Il n'est pas nécessaire, pour défendre l'immortalité de l'âme, de dire qu'elle est une substance séparée : car elle pourrait toujours être unie à un corps subtil, tel que celui que j'admets dans les anges.

1713.

BIERLINGIUS. Sans doute la doctrine de l'immortalité de l'âme, ainsi que des peines et des récompenses à attendre après cette vie, contribue beaucoup à contenir les hommes dans le devoir, quoiqu'on ne puisse nier qu'Epicure et ses sectateurs, quant à ce qui concerne l'honnêteté extérieure et civile, ne sont pas indignes de toute louange, ainsi que le prouve l'exemple de Pomponius Atticus. Je crois, au reste, que Puffendorf et Thomasius n'ont circonscrit la philosophie morale dans la félicité de cette vie que pour ne point confondre la raison et la révélation, deux principes qui, sans être contraires, sont cependant distincts. Mais en soutenant qu'on ne peut démontrer par la raison l'immortalité de l'âme, on ne doit pas être censé pour cela nier cette immortalité : ainsi qu'aucun chrétien ne nie le mystère de la Trinité, quoique tous s'accordent à dire que la lumière de la raison ne suffirait pas pour nous le faire connaître.

2° Vous dites que la Divinité ne punit pas dans cette vie les outrages qui lui sont faits, je pense que vous voulez dire qu'elle ne les punit pas toujours de là vient la question tant agitée parmi les païens, pourquoi les bons sont malheureux, et les méchants heureux dans cette vie, puisqu'il y a une Providence? La réponse de Claudien, qu'ils sont élevés en haut pour que leur chute soit plus grave, tolluntur in altum ut lapsu graviore ruant, cette réponse, dis-je, ne lève pas assez complétement la difficulté. Boëce, dans son traité de la Consolation philosophique, laisse encore bien des choses à désirer sur ce point. Nous avons l'exemple de David et d'autres exemples encore, qui prouvent que les crimes sont punis même dans cette vie, quoique nous ne le remarquions pas toujours, à cause de la faiblesse de notre raison qui ne lui permet pas de saisir et de comprendre suffisamment l'ordre et le mode de la Providence.

20 avril 1713.

Nous ne trouvons pas la réponse de Leibnitz à cette lettre, et dans le vrai, aucune réponse n'était nécessaire. M. Leibnitz n'imputait pas à Puffendorf de ne pas croire l'immortalité de l'ame; il lui imputait seulement de prétendre qu'on ne pouvait pas la prouver par la seule raison et Bierlingius n'ignorait pas et ne pouvait ignorer que telle était effectivement la prétention de ce philosophe." Et

lorsque Leibnitz a dit que Dieu ne punissait pas le crime dans cette vie, il est bien manifeste qu'il voulait dire qu'il ne le punissait pas toujours. Et quand on admettrait avec Bierlingius qu'il y a toujours quelque peine, quoique non toujours évidente, qui accompagne le crime dans cette vie, il est au moins bien certain que cette peine secrète n'est pas toujours proportionnée à la gravité des crimes. Leibnitz loue le traité de l'Existence de Dieu, par Fénélon.

T. 3 op. p. 71, 1712

J'ai lu avec plaisir le beau livre de M. l'archevêque de Cambrai sur l'existence de Dieu : il est fort propre à toucher les esprits; et je voudrais qu'il fit un ouvrage semblable sur l'immortalité de l'âme. S'il avait vu ma Théodicée, il aurait peut-être trouvé quelque chose à ajouter à son bel ouvrage.

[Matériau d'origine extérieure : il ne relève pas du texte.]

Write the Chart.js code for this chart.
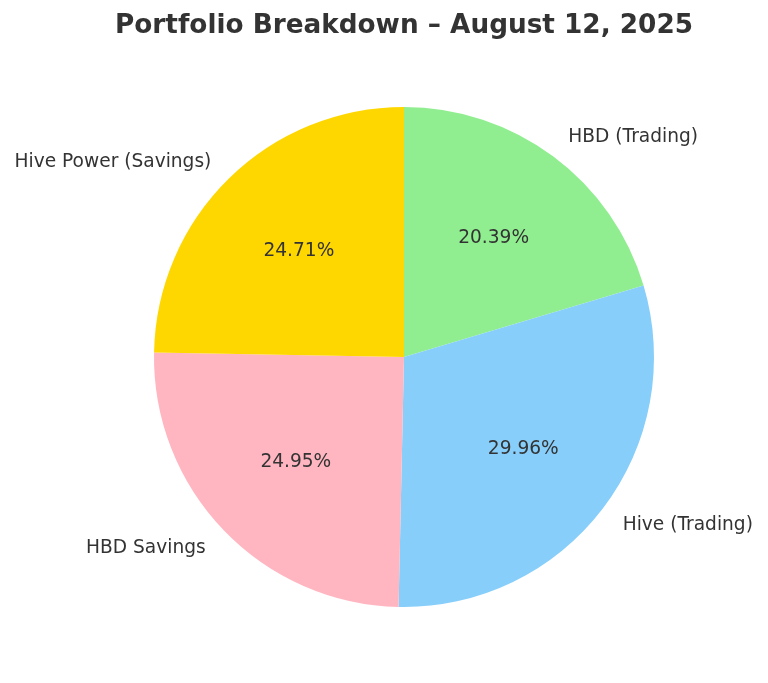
<!DOCTYPE html>
<html lang="en">
<head>
  <meta charset="UTF-8">
  <title>Portfolio Breakdown</title>
  <script src="https://cdn.jsdelivr.net/npm/chart.js"></script>
  <style>
    html, body { margin: 0; padding: 0; background: #fff; }
    #wrap { width: 768px; height: 683px; }
  </style>
</head>
<body>
  <div id="wrap"><canvas id="pieChart"></canvas></div>
  <script>
    // clockwise from the top
    const labels = ["HBD (Trading)", "Hive (Trading)", "HBD Savings", "Hive Power (Savings)"];
    const values = [20.39, 29.96, 24.95, 24.71];
    const colors = ["#90EE90", "#87CEFA", "#FFB6C1", "#FFD700"];
    const chartTitle = "Portfolio Breakdown \u2013 August 12, 2025";

    const textColor = "#333333";

    // outside labels at 1.1 r, percentages at 0.6 r
    const pieLabels = {
      id: "pieLabels",
      afterDraw(chart) {
        const ctx = chart.ctx;
        const meta = chart.getDatasetMeta(0);
        const total = values.reduce((a, b) => a + b, 0);
        ctx.save();
        ctx.fillStyle = textColor;
        ctx.textBaseline = "middle";
        meta.data.forEach((arc, i) => {
          const p = arc.getProps(["x", "y", "startAngle", "endAngle", "outerRadius"], true);
          const mid = (p.startAngle + p.endAngle) / 2;
          const cx = Math.cos(mid), cy = Math.sin(mid);
          ctx.font = "18.6px 'DejaVu Sans'";
          ctx.textAlign = cx > 0 ? "left" : "right";
          ctx.fillText(labels[i], p.x + cx * p.outerRadius * 1.1, p.y + cy * p.outerRadius * 1.1 + 1);
          ctx.textAlign = "center";
          const pct = (values[i] / total * 100).toFixed(2) + "%";
          ctx.fillText(pct, p.x + cx * p.outerRadius * 0.6, p.y + cy * p.outerRadius * 0.6 + 1);
        });
        ctx.font = "bold 26.3px 'DejaVu Sans'";
        ctx.textAlign = "center";
        ctx.fillText(chartTitle, 404, 26.5);
        ctx.restore();
      }
    };

    new Chart(document.getElementById("pieChart"), {
      type: "pie",
      data: {
        labels: labels,
        datasets: [{
          data: values,
          backgroundColor: colors,
          borderWidth: 0
        }]
      },
      options: {
        responsive: true,
        maintainAspectRatio: false,
        animation: false,
        layout: { padding: { left: 154, right: 114, top: 107, bottom: 76 } },
        plugins: {
          legend: { display: false },
          tooltip: { enabled: false },
          title: { display: false }
        }
      },
      plugins: [pieLabels]
    });
  </script>
</body>
</html>
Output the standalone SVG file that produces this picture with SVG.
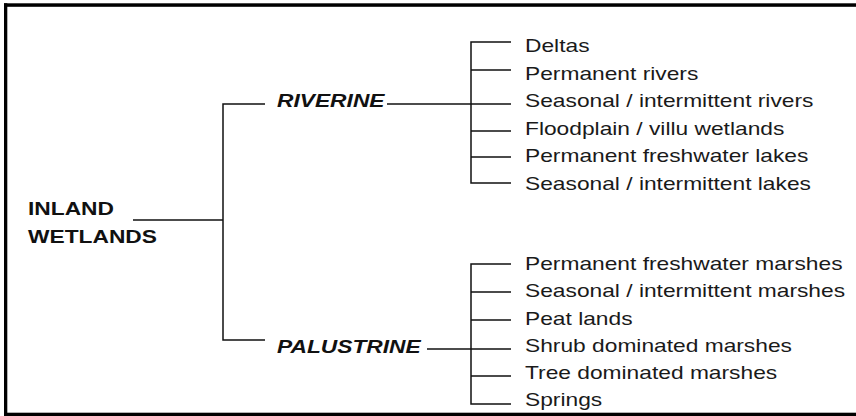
<svg xmlns="http://www.w3.org/2000/svg" width="856" height="416" viewBox="0 0 856 416">
  <style>
    .frame { fill: #000; }
    .wire { fill: none; stroke: #111; stroke-width: 1.5; }
    .root { font-family: "Liberation Sans", Arial, sans-serif; font-size: 18px; font-weight: bold; fill: #111; }
    .cls { font-family: "Liberation Sans", Arial, sans-serif; font-size: 18px; font-weight: bold; font-style: italic; fill: #111; }
    .leaf { font-family: "Liberation Sans", Arial, sans-serif; font-size: 18px; fill: #1a1a1a; }
  </style>

  <rect width="856" height="416" fill="#fff"/>

  <!-- frame: open on the right -->
  <g id="frame">
    <rect class="frame" x="4" y="3.3" width="852" height="3.5"/>
    <rect class="frame" x="4" y="3.3" width="3.3" height="413"/>
    <rect class="frame" x="4" y="412.7" width="852" height="3.5"/>
  </g>

  <!-- connectors -->
  <g id="connectors" class="wire">
    <!-- root to classes -->
    <path d="M133 220H223"/>
    <path d="M265 104H223V340H265"/>
    <!-- RIVERINE fan -->
    <path d="M387 104H471"/>
    <path d="M511 42H471V183H511"/>
    <path d="M471 70H511M471 104H511M471 131H511M471 157H511"/>
    <!-- PALUSTRINE fan -->
    <path d="M427 349H471"/>
    <path d="M511 264H471V404H511"/>
    <path d="M471 292H511M471 320H511M471 349H511M471 376H511"/>
  </g>

  <g id="node-inland">
    <text class="root" transform="translate(28 215) scale(1.265 1)">INLAND</text>
    <text class="root" transform="translate(28 243) scale(1.265 1)">WETLANDS</text>
  </g>

  <g id="node-riverine">
    <text class="cls" transform="translate(277 107) scale(1.265 1)">RIVERINE</text>
  </g>
  <g id="node-palustrine">
    <text class="cls" transform="translate(277 353) scale(1.265 1)">PALUSTRINE</text>
  </g>

  <g id="riverine-types">
    <text class="leaf" transform="translate(525 52) scale(1.265 1)">Deltas</text>
    <text class="leaf" transform="translate(525 79.5) scale(1.265 1)">Permanent rivers</text>
    <text class="leaf" transform="translate(525 107) scale(1.265 1)">Seasonal / intermittent rivers</text>
    <text class="leaf" transform="translate(525 134.5) scale(1.265 1)">Floodplain / villu wetlands</text>
    <text class="leaf" transform="translate(525 162) scale(1.265 1)">Permanent freshwater lakes</text>
    <text class="leaf" transform="translate(525 189.5) scale(1.265 1)">Seasonal / intermittent lakes</text>
  </g>

  <g id="palustrine-types">
    <text class="leaf" transform="translate(525 270) scale(1.265 1)">Permanent freshwater marshes</text>
    <text class="leaf" transform="translate(525 297) scale(1.265 1)">Seasonal / intermittent marshes</text>
    <text class="leaf" transform="translate(525 324.5) scale(1.265 1)">Peat lands</text>
    <text class="leaf" transform="translate(525 351.5) scale(1.265 1)">Shrub dominated marshes</text>
    <text class="leaf" transform="translate(525 379) scale(1.265 1)">Tree dominated marshes</text>
    <text class="leaf" transform="translate(525 406) scale(1.265 1)">Springs</text>
  </g>
</svg>
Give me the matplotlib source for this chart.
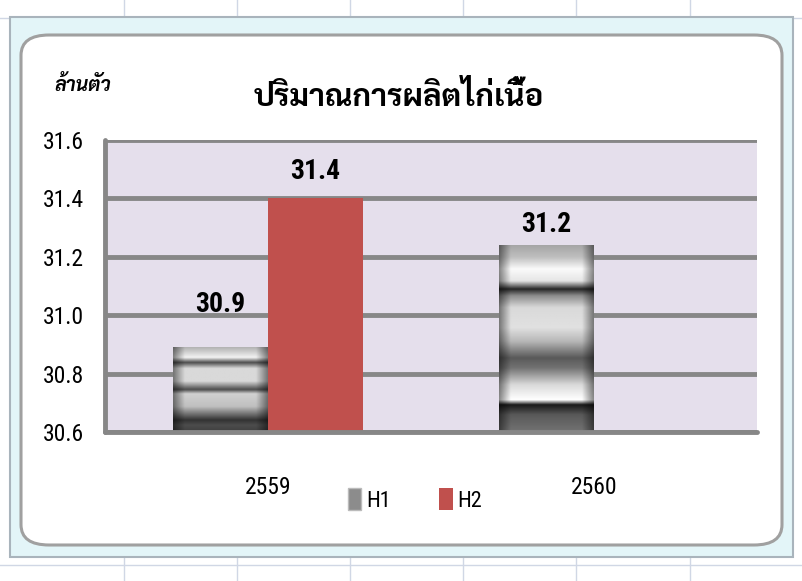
import numpy as np
import matplotlib
matplotlib.use("Agg")
import matplotlib.pyplot as plt
from matplotlib.patches import FancyBboxPatch, Rectangle, Patch

# data
years = ["2559", "2560"]
h1 = [30.89, 31.24]
h2 = [31.40, np.nan]
labels_h1 = ["30.9", "31.2"]
labels_h2 = ["31.4", ""]
series_names = ["H1", "H2"]
y_ticks = [30.6, 30.8, 31.0, 31.2, 31.4, 31.6]
title = "ปริมาณการผลิตไก่เนื้อ"
unit = "ล้านตัว"

narrow = ["Roboto Condensed", "Liberation Sans", "DejaVu Sans"]
thai_family = ["Sarabun", "DejaVu Sans"]

fig = plt.figure(figsize=(8.03, 5.81), dpi=100)
fig.patch.set_facecolor("white")

# excel sheet grid behind the chart
for gx in [124, 237, 350, 463, 576, 690]:
    fig.add_artist(plt.Line2D([gx / 803, gx / 803], [0, 1], color="#D0D7E5", lw=1, zorder=-3))
for gy in [18, 565]:
    fig.add_artist(plt.Line2D([0, 1], [1 - gy / 581, 1 - gy / 581], color="#D0D7E5", lw=1, zorder=-3))

# selection frame and rounded chart area
fig.add_artist(Rectangle((10 / 803, 1 - 557 / 581), 783 / 803, 540 / 581,
                         transform=fig.transFigure, facecolor="#E3F5F8",
                         edgecolor="#A9B4BC", lw=1.5, zorder=-2))
fig.add_artist(FancyBboxPatch((21 / 803, 1 - 545 / 581), 761 / 803, 510 / 581,
                              boxstyle="round,pad=0,rounding_size=0.035",
                              transform=fig.transFigure, facecolor="white",
                              edgecolor="#A0A0A0", lw=2.2, zorder=-1))

ax = fig.add_axes([105 / 803, 1 - 432 / 581, 652 / 803, 292 / 581])
ax.set_zorder(2)
ax.set_facecolor("#E5DFEC")

x = np.arange(len(years))
w = 0.29
ymin, ymax = 30.6, 31.6

# metallic profiles (value vs relative height, bottom -> top)
prof_tall = ([0, .09, .144, .171, .252, .342, .396, .486, .559, .667, .73, .766, .81, .874, .937, 1],
             [.45, .35, .1, 1, .85, .45, .35, .72, .88, .85, .55, .15, .9, .98, .75, .65])
prof_short = ([0, .08, .14, .3, .45, .5, .6, .75, .82, .88, .95, 1],
              [.25, .3, .2, .75, .82, .3, .85, .85, .3, .95, .8, .7])

def metal(ax, xc, top, prof):
    yy = np.linspace(0, 1, 200)
    v = np.interp(yy, prof[0], prof[1])
    xx = np.linspace(0, 1, 60)
    edge = 0.55 + 0.45 * np.clip(np.minimum(xx, 1 - xx) / 0.12, 0, 1)
    img = v[:, None] * edge[None, :]
    ax.imshow(img, cmap="gray", vmin=0, vmax=1, origin="lower", aspect="auto",
              extent=(xc - w, xc, ymin, top), zorder=2, interpolation="bilinear")

bars1 = ax.bar(x - w / 2, h1, w, color="#9A9A9A", zorder=1.5)
bars2 = ax.bar(x + w / 2, h2, w, color="#C0504D", zorder=2)
metal(ax, x[0], h1[0], prof_short)
metal(ax, x[1], h1[1], prof_tall)

offs1 = [21, 5]
offs2 = [10, 0]
for i in range(len(years)):
    ax.annotate(labels_h1[i], (x[i] - w / 2, h1[i]), xytext=(0, offs1[i]),
                textcoords="offset points", ha="center", va="bottom",
                fontsize=20, fontweight="bold", family=narrow, zorder=5)
    if labels_h2[i]:
        ax.annotate(labels_h2[i], (x[i] + w / 2, h2[i]), xytext=(0, offs2[i]),
                    textcoords="offset points", ha="center", va="bottom",
                    fontsize=20, fontweight="bold", family=narrow, zorder=5)

ax.set_xlim(-0.5, 1.5)
ax.set_ylim(ymin, ymax)
ax.set_yticks(y_ticks)
ax.set_yticklabels([f"{t:.1f}" for t in y_ticks], family=narrow, fontsize=17)
ax.set_xticks(x)
ax.set_xticklabels(years, family=narrow, fontsize=17)
ax.tick_params(length=0, axis="y", pad=15)
ax.tick_params(length=0, axis="x", pad=32)
ax.yaxis.grid(True, color="#878787", lw=3.5, solid_capstyle="round")
ax.set_axisbelow(True)
for s in ["top", "right"]:
    ax.spines[s].set_visible(False)
for s in ["left", "bottom"]:
    ax.spines[s].set_color("#878787")
    ax.spines[s].set_linewidth(3.5)
    ax.spines[s].set_capstyle("round")

handles = [Patch(facecolor="#8C8C8C", edgecolor="#BBBBBB"),
           Patch(facecolor="#C0504D")]
fig.legend(handles, series_names, loc="center", bbox_to_anchor=(415 / 803, 1 - 500 / 581),
           ncol=2, frameon=False, prop={"family": narrow, "size": 16},
           handlelength=0.6, handleheight=1.1, handletextpad=0.2, columnspacing=2.2)

fig.text(399 / 803, 1 - 98 / 581, title, ha="center", va="center",
         fontsize=22.5, fontweight="bold", family=thai_family)
fig.text(83 / 803, 1 - 85 / 581, unit, ha="center", va="center",
         fontsize=14, style="italic", fontweight="bold", family=thai_family)

fig.savefig("out.png", dpi=100)
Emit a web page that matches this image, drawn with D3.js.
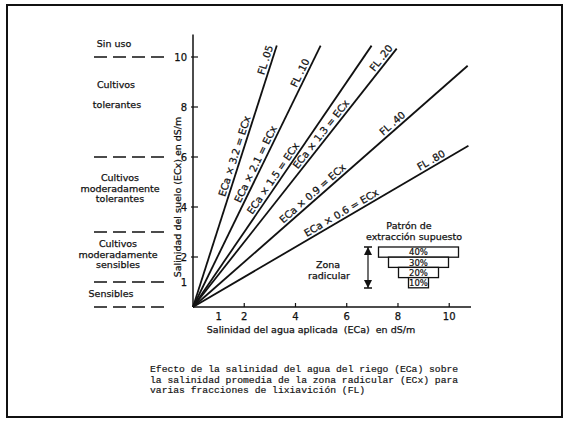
<!DOCTYPE html>
<html>
<head>
<meta charset="UTF-8">
<title>Salinidad ECa vs ECx</title>
<style>
  body { margin: 0; background: #fff; }
  text { font-family: "DejaVu Sans", sans-serif; fill: #111; }
  .lab { font-size: 9.5px; stroke: #111; stroke-width: 0.25px; }
  .rot { font-size: 10px; stroke: #111; stroke-width: 0.25px; }
  .small { font-size: 8.5px; stroke: #111; stroke-width: 0.2px; }
  .tick-label { font-size: 10px; stroke: #111; stroke-width: 0.25px; }
  .caption { font-family: "Liberation Mono", monospace; font-size: 9.7px; stroke: #222; stroke-width: 0.2px; }
</style>
<script src="https://d3js.org/d3.v7.min.js"></script>
</head>
<body>
<div id="chart"></div>
<script>
// leaching lines: ECx = ECa * factor
const factors = [3.2, 2.1, 1.5, 1.3, 0.9, 0.6];
const flLabels = ["FL .05", "FL .10", "", "FL .20", "FL .40", "FL .80"];
const lineEndECa = [3.27, 4.98, 6.97, 7.95, 10.72, 10.75];
const eqLabelAt = [5.95, 5.6, 5.0, 6.75, 4.35, 3.55];   // ECx where equation label sits
const flLabelAt = [9.8, 9.25, null, 9.8, 7.15, 5.65];
const xTicks = [2, 4, 6, 8, 10];
const xTickLabels = [1, 2, 4, 6, 8, 10];
const yTicks = [2, 4, 6, 8, 10];
const yTickLabels = [1, 2, 4, 6, 8, 10];
const zoneBounds = [10, 6, 3, 1, 0];
const zoneNames = [
  ["Sin uso"],
  ["Cultivos", "tolerantes"],
  ["Cultivos", "moderadamente", "tolerantes"],
  ["Cultivos", "moderadamente", "sensibles"],
  ["Sensibles"]
];
const extraction = [40, 30, 20, 10];
const captionLines = [
  "Efecto de la salinidad del agua del riego (ECa) sobre",
  "la salinidad promedia de la zona radicular (ECx) para",
  "varias fracciones de lixiavición (FL)"
];

const W = 565, H = 426;
const svg = d3.select("#chart").append("svg")
  .attr("width", W).attr("height", H);

svg.append("rect")
  .attr("x", 7).attr("y", 5).attr("width", 555).attr("height", 412)
  .attr("fill", "none").attr("stroke", "#111").attr("stroke-width", 2);

const x = d3.scaleLinear().domain([0, 10.85]).range([193, 471]);
const y = d3.scaleLinear().domain([0, 10.9]).range([307, 34.5]);

// axes
svg.append("line").attr("x1", x(0)).attr("x2", x(10.85)).attr("y1", y(0)).attr("y2", y(0))
  .attr("stroke", "#111").attr("stroke-width", 1.5);
svg.append("line").attr("x1", x(0)).attr("x2", x(0)).attr("y1", y(0)).attr("y2", y(10.9))
  .attr("stroke", "#111").attr("stroke-width", 1.5);

svg.selectAll(".xt").data(xTicks).enter().append("line")
  .attr("x1", d => x(d)).attr("x2", d => x(d))
  .attr("y1", y(0)).attr("y2", y(0) - 4)
  .attr("stroke", "#111").attr("stroke-width", 1.2);
svg.selectAll(".xtl").data(xTickLabels).enter().append("text")
  .attr("class", "tick-label")
  .attr("x", d => x(d)).attr("y", y(0) + 13)
  .attr("text-anchor", "middle").text(d => d);

svg.selectAll(".yt").data(yTicks).enter().append("line")
  .attr("x1", x(0) - 2).attr("x2", x(0) + 5)
  .attr("y1", d => y(d)).attr("y2", d => y(d))
  .attr("stroke", "#111").attr("stroke-width", 1.2);
svg.selectAll(".ytl").data(yTickLabels).enter().append("text")
  .attr("class", "tick-label")
  .attr("x", x(0) - 6).attr("y", d => y(d) + 3.5)
  .attr("text-anchor", "end").text(d => d);

svg.append("text").attr("class", "lab")
  .attr("x", 311).attr("y", y(0) + 26)
  .attr("text-anchor", "middle")
  .attr("xml:space", "preserve")
  .text("Salinidad del agua aplicada  (ECa)  en dS/m");
svg.append("text").attr("class", "lab")
  .attr("transform", `translate(${x(0) - 12},${y(4.4)}) rotate(-90)`)
  .attr("text-anchor", "middle")
  .text("Salinidad del suelo (ECx) en dS/m");

// leaching fraction lines
const angle = f => Math.atan2(y(0) - y(f), x(1) - x(0)) * 180 / Math.PI;
svg.selectAll(".fl").data(factors).enter().append("line")
  .attr("x1", x(0)).attr("y1", y(0))
  .attr("x2", (d, i) => x(lineEndECa[i]))
  .attr("y2", (d, i) => y(lineEndECa[i] * d))
  .attr("stroke", "#111").attr("stroke-width", 1.8);

factors.forEach((f, i) => {
  const a = angle(f);
  const ex = eqLabelAt[i];
  svg.append("text").attr("class", "rot")
    .attr("transform", `translate(${x(ex / f)},${y(ex)}) rotate(${-a}) translate(0,-3)`)
    .attr("text-anchor", "middle")
    .text(`ECa × ${f} = ECx`);
  if (flLabels[i]) {
    const fx = flLabelAt[i];
    svg.append("text").attr("class", "rot")
      .attr("transform", `translate(${x(fx / f)},${y(fx)}) rotate(${-a}) translate(0,-3)`)
      .attr("text-anchor", "middle")
      .text(flLabels[i]);
  }
});

// zones on the left
svg.selectAll(".zb").data(zoneBounds).enter().append("line")
  .attr("x1", 94).attr("x2", 166)
  .attr("y1", d => y(d)).attr("y2", d => y(d))
  .attr("stroke", "#111").attr("stroke-width", 1.5)
  .attr("stroke-dasharray", "13,6");

const zoneText = [
  [[114, 44]],
  [[116, 85], [117, 105]],
  [[120, 178], [120, 189], [120, 199]],
  [[118, 244], [118, 255], [118, 265]],
  [[111, 294]]
];
zoneNames.forEach((lines, i) => {
  lines.forEach((t, j) => {
    svg.append("text").attr("class", "lab")
      .attr("x", zoneText[i][j][0]).attr("y", zoneText[i][j][1] + 3.3)
      .attr("text-anchor", "middle").text(t);
  });
});

// extraction pattern inset
const w = d3.scaleLinear().domain([0, 40]).range([0, 80]);
const boxCx = 418.5, boxTop = 247, bh = 10.2;
svg.append("text").attr("class", "lab").attr("x", 409).attr("y", 229)
  .attr("text-anchor", "middle").text("Patrón de");
svg.append("text").attr("class", "lab").attr("x", 414).attr("y", 240)
  .attr("text-anchor", "middle").text("extracción supuesto");
extraction.forEach((p, i) => {
  svg.append("rect")
    .attr("x", boxCx - w(p) / 2).attr("y", boxTop + i * bh)
    .attr("width", w(p)).attr("height", bh)
    .attr("fill", "#fff").attr("stroke", "#111").attr("stroke-width", 1.3);
  svg.append("text").attr("class", "small")
    .attr("x", boxCx).attr("y", boxTop + i * bh + 8.3)
    .attr("text-anchor", "middle").text(p + "%");
});

const ax = 368, ay1 = 247, ay2 = 288;
svg.append("line").attr("x1", ax).attr("x2", ax).attr("y1", ay1).attr("y2", ay2)
  .attr("stroke", "#111").attr("stroke-width", 1.2);
svg.append("path").attr("d", `M${ax - 4},${ay1}H${ax + 4}M${ax - 4},${ay2}H${ax + 4}`)
  .attr("stroke", "#111").attr("stroke-width", 1.4);
svg.append("path")
  .attr("d", `M${ax},${ay1}L${ax - 4},${ay1 + 8}L${ax + 4},${ay1 + 8}Z M${ax},${ay2}L${ax - 4},${ay2 - 8}L${ax + 4},${ay2 - 8}Z`)
  .attr("fill", "#111");
svg.append("text").attr("class", "lab").attr("x", 328).attr("y", 268)
  .attr("text-anchor", "middle").text("Zona");
svg.append("text").attr("class", "lab").attr("x", 329).attr("y", 279)
  .attr("text-anchor", "middle").text("radicular");

// caption
svg.selectAll(".cap").data(captionLines).enter().append("text")
  .attr("class", "caption")
  .attr("x", 150).attr("y", (d, i) => 372 + i * 10.7)
  .attr("xml:space", "preserve")
  .text(d => d);
</script>
</body>
</html>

Pensées de Leibnitz sur la réunion des catholiques et des luthériens.

T. 5 collect. epist. ad Fabricium 33, p. 249, et t. 6. epist. ad Ludolfum 46, p 157.

1 Il est bien vrai qu'on ne peut rien statuer de la part des catholiques sur l'union, sans l'approbation du souverain pontife: cependant on peut toujours établir des conférences préliminaires sur ce sujet, et savoir ce qu'en pensent des catholiques doctes et pieux. Mais, de notre côté même, on ne pourrait espérer aucun succès des démarches qui seraient faites pour la réunion, si un grand nombre de nos souverains ne concouraient à ce pieux dessein.

2° Il est juste ensuite que des deux côtés on prenne les moyens les plus propres à faciliter la réunion.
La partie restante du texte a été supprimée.